O executivo explicou que a Boven rescindiu alguns contratos por inadimplência dos clientes com uma cláusula de aporte de garantias. Um outro acordo, com a Sabesp (SA:SBSP3), "ainda não está definido", mas segundo ele a Boven "fará imediatamente o pagamento da multa contratual" caso opte pela rescisão.
Procurada, a Sabesp não comentou de imediato.
FORA DO PADRÃO
Os cancelamentos, no entanto, não são padrão no setor --uma segunda fonte do mercado com conhecimento das operações disse à Reuters que as comercializadoras costumam ser "complacentes" com a cláusula de garantias porque os contratos em geral são registrados para os clientes apenas após o efetivo pagamento.

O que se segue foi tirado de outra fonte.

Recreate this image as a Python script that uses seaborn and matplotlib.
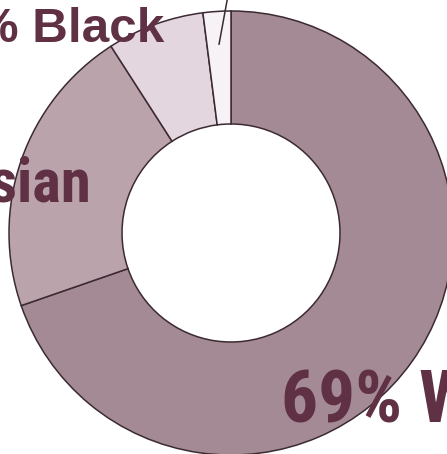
import os
import matplotlib
matplotlib.use("Agg")
import matplotlib.pyplot as plt
from matplotlib import font_manager
from matplotlib.font_manager import FontProperties
import numpy as np
import seaborn as sns

# Population share by group (rounded percentages)
groups = ["White", "Asian", "Black", "Other"]
shares = [69, 21, 7, 2]
labels = ["69% White", "21% Asian", "7% Black", ""]
slice_colors = ["#a38a94", "#bba3ab", "#e4d6df", "#f6f2f5"]

sns.set_theme(style="white")
plt.rcParams["font.family"] = ["Liberation Sans", "DejaVu Sans"]


def find_font_file(names):
    """Return the first installed font file whose base name matches one of names."""
    files = {os.path.splitext(os.path.basename(f.fname))[0].lower(): f.fname
             for f in font_manager.fontManager.ttflist}
    for n in names:
        if n.lower() in files:
            return files[n.lower()]
    return None


cond_file = find_font_file([
    "NotoSans-ExtraCondensedBold",
    "NotoSans-CondensedBold",
    "LiberationSansNarrow-Bold",
    "Roboto-CondensedBold",
    "RobotoCondensed-Bold",
    "DejaVuSansCondensed-Bold",
])
if cond_file:
    cond_fp = FontProperties(fname=cond_file)
else:
    cond_fp = FontProperties(family=["Liberation Sans", "DejaVu Sans"], weight="bold")
bold_fp = FontProperties(family=["Liberation Sans", "DejaVu Sans"], weight="bold")

W, H = 447, 454
fig = plt.figure(figsize=(W / 100, H / 100), dpi=100)
ax = fig.add_axes([0, 0, 1, 1])

cx, cy, r_out, ring = 231, H - 233, 222, 113
edge = "#3c2a33"
wedges, _ = ax.pie(
    shares,
    colors=slice_colors,
    startangle=90,
    counterclock=False,
    center=(cx, cy),
    radius=r_out,
    frame=True,
    wedgeprops=dict(width=ring, edgecolor=edge, linewidth=1.1),
)

ax.set_xlim(0, W)
ax.set_ylim(0, H)
ax.set_aspect("equal")
ax.axis("off")

fig.canvas.draw()
renderer = fig.canvas.get_renderer()


def fitted(fp, sample, width_px):
    """Copy of fp sized so that `sample` spans width_px pixels."""
    probe_fp = fp.copy()
    probe_fp.set_size(100)
    t = ax.text(0, 0, sample, fontproperties=probe_fp)
    w = t.get_window_extent(renderer).width
    t.remove()
    out = fp.copy()
    out.set_size(100 * width_px / w)
    return out


text_color = "#603045"

# Leader line for the smallest slice, running up out of the ring
w = wedges[3]
mid = np.deg2rad((w.theta1 + w.theta2) / 2)
r0 = r_out - 33
x0, y0 = cx + r0 * np.cos(mid), cy + r0 * np.sin(mid)
ax.plot([x0, cx - 2], [y0, H + 10], color=edge, lw=1.1, clip_on=False)

# Slice labels
ax.text(164, H - 42, labels[2], ha="right", va="baseline",
        fontproperties=fitted(bold_fp, "Black", 132), color=text_color)
ax.text(91, H - 201, labels[1], ha="right", va="baseline",
        fontproperties=fitted(cond_fp, "ian", 74), color=text_color)
ax.text(281, H - 422, labels[0], ha="left", va="baseline",
        fontproperties=fitted(cond_fp, "69%", 121), color=text_color)

fig.savefig("out.png", dpi=100, facecolor="white")
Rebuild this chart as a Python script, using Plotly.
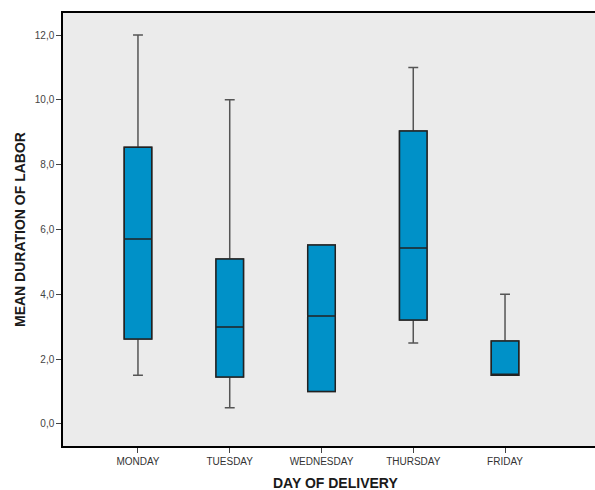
import plotly.graph_objects as go

days = ["MONDAY", "TUESDAY", "WEDNESDAY", "THURSDAY", "FRIDAY"]
lower = [1.5, 0.5, 1.0, 2.5, 1.5]
q1 = [2.62, 1.45, 1.0, 3.21, 1.5]
median = [5.71, 2.99, 3.33, 5.43, 1.5]
q3 = [8.54, 5.09, 5.52, 9.04, 2.56]
upper = [12.0, 10.0, 5.52, 11.0, 4.0]
y_ticks = [0, 2, 4, 6, 8, 10, 12]

xs = list(range(len(days)))
fig = go.Figure()
# whiskers (gray)
fig.add_trace(go.Box(
    x=xs, q1=q1, median=median, q3=q3,
    lowerfence=lower, upperfence=upper,
    fillcolor="#0091C8",
    line=dict(color="#555555", width=1.5),
    width=0.3, whiskerwidth=0.36,
    boxpoints=False, showlegend=False, hoverinfo="skip",
))
# boxes (dark outline) on top
fig.add_trace(go.Box(
    x=xs, q1=q1, median=median, q3=q3,
    lowerfence=q1, upperfence=q3,
    fillcolor="#0091C8",
    line=dict(color="#222222", width=1.5),
    width=0.3, whiskerwidth=0,
    boxpoints=False, showlegend=False,
))

W = 600
PW = W - 63
fig.update_layout(
    width=W, height=490,
    boxmode="overlay",
    margin=dict(l=63, r=0, t=13, b=44, autoexpand=False),
    paper_bgcolor="white",
    plot_bgcolor="#EBEBEB",
    separators=",.",
    font=dict(family="Liberation Sans, Arial, sans-serif", color="#444444", size=10),
    xaxis=dict(
        tickmode="array", tickvals=xs, ticktext=days,
        range=[-0.817, 5.035], automargin=False,
        showgrid=False, zeroline=False,
        showline=True, linecolor="black", linewidth=1.5, mirror=True,
        ticks="outside", ticklen=5, tickcolor="#444444",
        tickfont=dict(size=10, color="#333333"),
    ),
    yaxis=dict(
        range=[-0.68, 12.68], automargin=False,
        tickmode="array", tickvals=y_ticks, tickformat=".1f",
        showgrid=False, zeroline=False,
        showline=True, linecolor="black", linewidth=1.5, mirror=False,
        ticks="outside", ticklen=5, tickcolor="#444444",
        tickfont=dict(size=10, color="#444444"),
    ),
    annotations=[
        dict(text="<b>DAY OF DELIVERY</b>", xref="paper", yref="paper",
             x=(335 - 63) / PW, y=-(483 - 446) / 433, xanchor="center", yanchor="middle",
             showarrow=False, font=dict(size=14, color="#1a1a1a")),
        dict(text="<b>MEAN DURATION OF LABOR</b>", xref="paper", yref="paper",
             x=-(63 - 20) / PW, y=(446 - 230) / 433, xanchor="center", yanchor="middle",
             textangle=-90, showarrow=False, font=dict(size=14, color="#1a1a1a")),
    ],
)

fig.write_html(
    "out.html",
    config={"displayModeBar": False},
    post_script="document.body.style.margin='0';document.body.style.overflow='hidden';",
)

"Em tese, está certo, mas essa não é uma prática. Todo mundo é complacente... eles estão se respaldando em legalidades, na letra do contrato. Mas principalmente com consumidores livres, porque se uma empresa faz isso com outras comercializadoras ela não consegue mais fazer negócio com ninguém", afirmou a fonte.
"A Boven levou calote da Vega e outras e agora está fazendo de tudo para se recuperar", afirmou uma terceira fonte do mercado, para quem o padrão seria a empresa avisar clientes com antecedência sobre as garantias ao invés de rescindir acordos.
REGULADOR ATENTO
A Agência Nacional de Energia Elétrica (Aneel) acompanha os desdobramentos da situação das comercializadoras e avalia como reduzir riscos, disse nesta quinta-feira o diretor Rodrigo Limp, nos bastidores de evento do regulador em São Paulo.
"Temos observado que algumas comercializadoras estão operando com uma alavancagem que gera uma insegurança no mercado, uma alavancagem excessiva", afirmou.
Segundo ele, a agência pretende alterar regras para que os contratos de energia registrados na CCEE tenham liquidação financeira das posições em base semanal, e não mais mensal, o que reduz valores e riscos envolvidos em cada acerto de contas.
A Aneel também estuda aumentar exigências para a abertura de comercializadoras --hoje elas precisam de capital social mínimo de 1 milhão de reais.
Limp afirmou que Aneel e CCEE vão agora avaliar se os prazos de liquidação poderiam ser reduzidos já em 2020, uma vez que a medida depende de ajustes em sistemas computacionais.